# [DATASET CONTENT]
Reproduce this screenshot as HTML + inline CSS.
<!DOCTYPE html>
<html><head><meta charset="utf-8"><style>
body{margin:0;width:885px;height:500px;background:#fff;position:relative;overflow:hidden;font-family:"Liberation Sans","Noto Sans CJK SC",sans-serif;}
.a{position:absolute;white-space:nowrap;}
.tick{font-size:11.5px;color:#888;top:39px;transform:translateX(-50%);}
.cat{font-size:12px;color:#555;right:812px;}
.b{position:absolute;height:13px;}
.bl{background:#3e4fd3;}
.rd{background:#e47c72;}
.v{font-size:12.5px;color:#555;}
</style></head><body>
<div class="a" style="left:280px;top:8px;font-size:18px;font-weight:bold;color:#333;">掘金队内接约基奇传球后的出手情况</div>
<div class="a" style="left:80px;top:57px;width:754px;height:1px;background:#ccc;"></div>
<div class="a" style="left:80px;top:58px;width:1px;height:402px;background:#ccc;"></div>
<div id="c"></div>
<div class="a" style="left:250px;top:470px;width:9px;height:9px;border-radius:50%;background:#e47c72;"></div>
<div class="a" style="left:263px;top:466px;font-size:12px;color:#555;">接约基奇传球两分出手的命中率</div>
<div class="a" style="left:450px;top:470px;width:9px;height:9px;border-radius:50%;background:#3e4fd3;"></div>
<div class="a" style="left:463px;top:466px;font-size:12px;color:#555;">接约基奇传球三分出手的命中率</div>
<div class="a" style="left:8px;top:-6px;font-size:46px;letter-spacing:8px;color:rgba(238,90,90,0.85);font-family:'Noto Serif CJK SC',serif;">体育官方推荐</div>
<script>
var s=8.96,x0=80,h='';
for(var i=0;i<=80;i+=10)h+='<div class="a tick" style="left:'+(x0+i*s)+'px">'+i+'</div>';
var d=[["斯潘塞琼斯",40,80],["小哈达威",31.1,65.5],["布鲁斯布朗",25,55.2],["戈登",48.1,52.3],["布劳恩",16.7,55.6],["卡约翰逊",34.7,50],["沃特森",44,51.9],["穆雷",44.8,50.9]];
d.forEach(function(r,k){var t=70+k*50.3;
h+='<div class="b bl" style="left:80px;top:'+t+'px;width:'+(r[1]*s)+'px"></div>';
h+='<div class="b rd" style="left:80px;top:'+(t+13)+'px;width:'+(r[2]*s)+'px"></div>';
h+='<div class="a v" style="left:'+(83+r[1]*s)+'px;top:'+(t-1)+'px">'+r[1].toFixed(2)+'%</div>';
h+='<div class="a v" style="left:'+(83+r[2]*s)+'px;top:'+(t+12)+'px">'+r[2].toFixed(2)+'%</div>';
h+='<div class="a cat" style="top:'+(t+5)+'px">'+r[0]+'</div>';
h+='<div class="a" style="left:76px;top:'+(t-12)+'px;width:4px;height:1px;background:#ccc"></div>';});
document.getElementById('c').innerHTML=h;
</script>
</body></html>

# [TASK DETAILS]
Every line of the data above should be reproduced word for word.

# [WRITTEN RESPONSE]
Reproduce this screenshot as HTML + inline CSS.
<!DOCTYPE html>
<html><head><meta charset="utf-8"><style>
body{margin:0;width:885px;height:500px;background:#fff;position:relative;overflow:hidden;font-family:"Liberation Sans","Noto Sans CJK SC",sans-serif;}
.a{position:absolute;white-space:nowrap;}
.tick{font-size:11.5px;color:#888;top:39px;transform:translateX(-50%);}
.cat{font-size:12px;color:#555;right:812px;}
.b{position:absolute;height:13px;}
.bl{background:#3e4fd3;}
.rd{background:#e47c72;}
.v{font-size:12.5px;color:#555;}
</style></head><body>
<div class="a" style="left:280px;top:8px;font-size:18px;font-weight:bold;color:#333;">掘金队内接约基奇传球后的出手情况</div>
<div class="a" style="left:80px;top:57px;width:754px;height:1px;background:#ccc;"></div>
<div class="a" style="left:80px;top:58px;width:1px;height:402px;background:#ccc;"></div>
<div id="c"></div>
<div class="a" style="left:250px;top:470px;width:9px;height:9px;border-radius:50%;background:#e47c72;"></div>
<div class="a" style="left:263px;top:466px;font-size:12px;color:#555;">接约基奇传球两分出手的命中率</div>
<div class="a" style="left:450px;top:470px;width:9px;height:9px;border-radius:50%;background:#3e4fd3;"></div>
<div class="a" style="left:463px;top:466px;font-size:12px;color:#555;">接约基奇传球三分出手的命中率</div>
<div class="a" style="left:8px;top:-6px;font-size:46px;letter-spacing:8px;color:rgba(238,90,90,0.85);font-family:'Noto Serif CJK SC',serif;">体育官方推荐</div>
<script>
var s=8.96,x0=80,h='';
for(var i=0;i<=80;i+=10)h+='<div class="a tick" style="left:'+(x0+i*s)+'px">'+i+'</div>';
var d=[["斯潘塞琼斯",40,80],["小哈达威",31.1,65.5],["布鲁斯布朗",25,55.2],["戈登",48.1,52.3],["布劳恩",16.7,55.6],["卡约翰逊",34.7,50],["沃特森",44,51.9],["穆雷",44.8,50.9]];
d.forEach(function(r,k){var t=70+k*50.3;
h+='<div class="b bl" style="left:80px;top:'+t+'px;width:'+(r[1]*s)+'px"></div>';
h+='<div class="b rd" style="left:80px;top:'+(t+13)+'px;width:'+(r[2]*s)+'px"></div>';
h+='<div class="a v" style="left:'+(83+r[1]*s)+'px;top:'+(t-1)+'px">'+r[1].toFixed(2)+'%</div>';
h+='<div class="a v" style="left:'+(83+r[2]*s)+'px;top:'+(t+12)+'px">'+r[2].toFixed(2)+'%</div>';
h+='<div class="a cat" style="top:'+(t+5)+'px">'+r[0]+'</div>';
h+='<div class="a" style="left:76px;top:'+(t-12)+'px;width:4px;height:1px;background:#ccc"></div>';});
document.getElementById('c').innerHTML=h;
</script>
</body></html>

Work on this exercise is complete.